This project demonstrates the process of analyzing the tone of tweets. It involves pre-processing text, marking up the tonality using the TextBlob library, and training a RandomForestClassifier model to classify the tonality.
The main goal of the project is to demonstrate skills in Natural Language Processing (NLP) and machine learning for text analysis tasks.
Includes the following steps:
- Data Loading: Reading tweets from a CSV file.
- Text preprocessing: ** Tokenization ** Stop word removal ** Lemmatization
- Tone analysis using TextBlob: Each tweet is assigned a tone score, based on which a label ('positive', 'negative', 'neutral') is determined.

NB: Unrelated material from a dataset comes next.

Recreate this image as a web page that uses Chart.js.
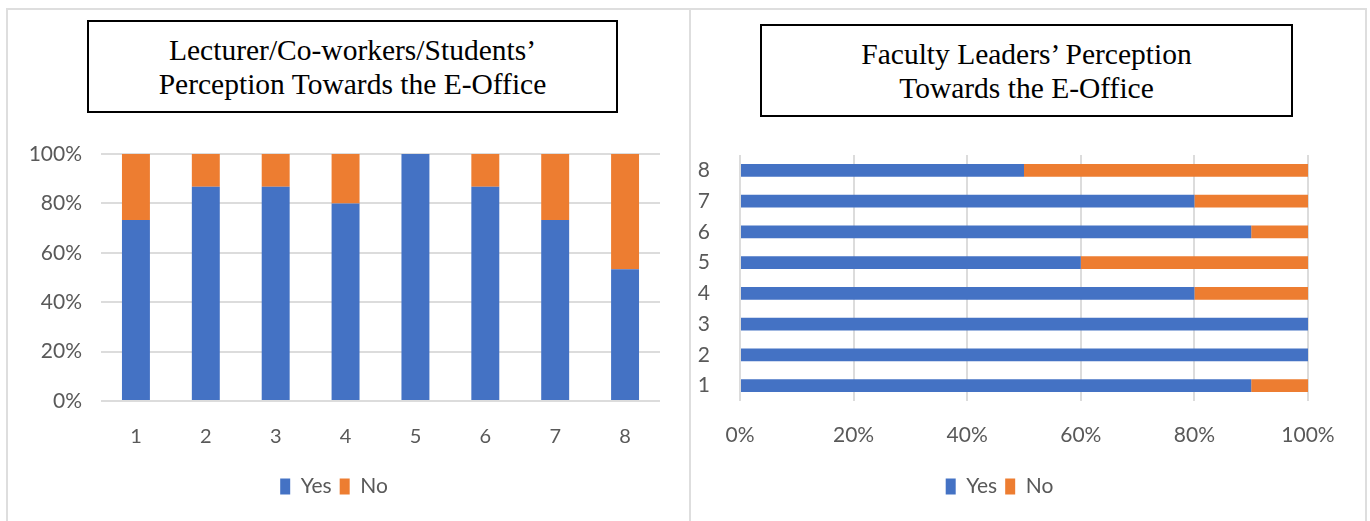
<!DOCTYPE html>
<html>
<head>
<meta charset="utf-8">
<script src="https://cdn.jsdelivr.net/npm/chart.js@4"></script>
<style>
  html, body { margin: 0; padding: 0; background: #fff; }
  body { width: 1370px; height: 521px; position: relative; overflow: hidden; }
  .frame { position: absolute; border: 2px solid #dedede; border-bottom: none; box-sizing: border-box; }
  .titlebox {
    position: absolute; border: 2px solid #000; background: #fff; box-sizing: border-box;
    font-family: "Liberation Serif", "Times New Roman", serif; font-size: 29.5px; line-height: 34px;
    text-align: center; color: #000; display: flex; align-items: center; justify-content: center;
  }
  canvas { position: absolute; }
</style>
</head>
<body>
<div class="frame" style="left:6px; top:8px; width:685px; height:513px;"></div>
<div class="frame" style="left:689px; top:8px; width:678px; height:513px;"></div>

<div style="position:absolute; left:8px; top:11px; width:680px; height:510px;"><canvas id="leftChart"></canvas></div>
<div style="position:absolute; left:691px; top:11px; width:673px; height:510px;"><canvas id="rightChart"></canvas></div>

<div class="titlebox" style="left:87px; top:20px; width:531px; height:93px;">Lecturer/Co-workers/Students’<br>Perception Towards the E-Office</div>
<div class="titlebox" style="left:760px; top:24px; width:533px; height:93px;">Faculty Leaders’ Perception<br>Towards the E-Office</div>

<script>
// values (percent)
const categories = ['1', '2', '3', '4', '5', '6', '7', '8'];
const staffYes = [73.3, 86.7, 86.7, 80, 100, 86.7, 73.3, 53.3];
const staffNo = [26.7, 13.3, 13.3, 20, 0, 13.3, 26.7, 46.7];
const leaderYes = [90, 100, 100, 80, 60, 90, 80, 50];
const leaderNo = [10, 0, 0, 20, 40, 10, 20, 50];
const percentTicks = [0, 20, 40, 60, 80, 100];

const BLUE = '#4472C4';
const ORANGE = '#ED7D31';
const GRID = '#dcdcdc';
const TEXT = '#595959';
const FONT = 'Lato, "Open Sans", sans-serif';

Chart.defaults.font.family = FONT;
Chart.defaults.color = TEXT;
Chart.defaults.animation = false;

function legendOpts() {
    return {
        position: 'bottom',
        labels: { boxWidth: 10, boxHeight: 16, padding: 8, font: { size: 21 }, color: TEXT }
    };
}

function pctTicks(axis) {
    axis.ticks = percentTicks.map(v => ({ value: v }));
}

// left: vertical stacked columns
new Chart(document.getElementById('leftChart'), {
    type: 'bar',
    data: {
        labels: categories,
        datasets: [
            { label: 'Yes', data: staffYes, backgroundColor: BLUE, barPercentage: 0.4, categoryPercentage: 1 },
            { label: 'No', data: staffNo, backgroundColor: ORANGE, barPercentage: 0.4, categoryPercentage: 1 }
        ]
    },
    options: {
        responsive: true,
        maintainAspectRatio: false,
        layout: { padding: { top: 143, left: 0, right: 28, bottom: 14 } },
        plugins: { legend: legendOpts(), tooltip: { enabled: false } },
        scales: {
            x: {
                stacked: true,
                grid: { display: false },
                border: { display: false },
                ticks: { font: { size: 20 }, padding: 16, color: TEXT },
                afterFit: s => { s.height = 67; }
            },
            y: {
                stacked: true,
                min: 0, max: 100,
                afterBuildTicks: pctTicks,
                grid: { color: GRID, lineWidth: 2, drawTicks: false },
                border: { display: false },
                ticks: { font: { size: 21 }, padding: 19, color: TEXT, callback: v => v + '%' },
                afterFit: s => { s.width = 93; }
            }
        }
    }
});

// right: horizontal stacked bars
new Chart(document.getElementById('rightChart'), {
    type: 'bar',
    data: {
        labels: categories,
        datasets: [
            { label: 'Yes', data: leaderYes, backgroundColor: BLUE, barPercentage: 0.42, categoryPercentage: 1 },
            { label: 'No', data: leaderNo, backgroundColor: ORANGE, barPercentage: 0.42, categoryPercentage: 1 }
        ]
    },
    options: {
        indexAxis: 'y',
        responsive: true,
        maintainAspectRatio: false,
        layout: { padding: { top: 144, left: 0, right: 56, bottom: 14 } },
        plugins: { legend: legendOpts(), tooltip: { enabled: false } },
        scales: {
            x: {
                stacked: true,
                min: 0, max: 100,
                afterBuildTicks: pctTicks,
                grid: { color: GRID, lineWidth: 2, drawTicks: false },
                border: { display: false },
                ticks: { font: { size: 21 }, padding: 22, color: TEXT, callback: v => v + '%' },
                afterFit: s => { s.height = 67; }
            },
            y: {
                stacked: true,
                reverse: true,
                grid: { display: false },
                border: { display: false },
                ticks: { font: { size: 21 }, padding: 22, color: TEXT },
                afterFit: s => { s.width = 49; }
            }
        }
    }
});
</script>
</body>
</html>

- Preparing data for machine learning:
- Converting text labels into numerical labels.
- Text vectorization using TF-IDF.
- Model training:
- Splitting the data into training and test samples (this code uses a specific approach, see Note).
- Training the `RandomForestClassifier'.
- Selection of hyperparameters using
GridSearchCV
.
- Model Evaluation: Evaluating the quality of the model using F1 measure.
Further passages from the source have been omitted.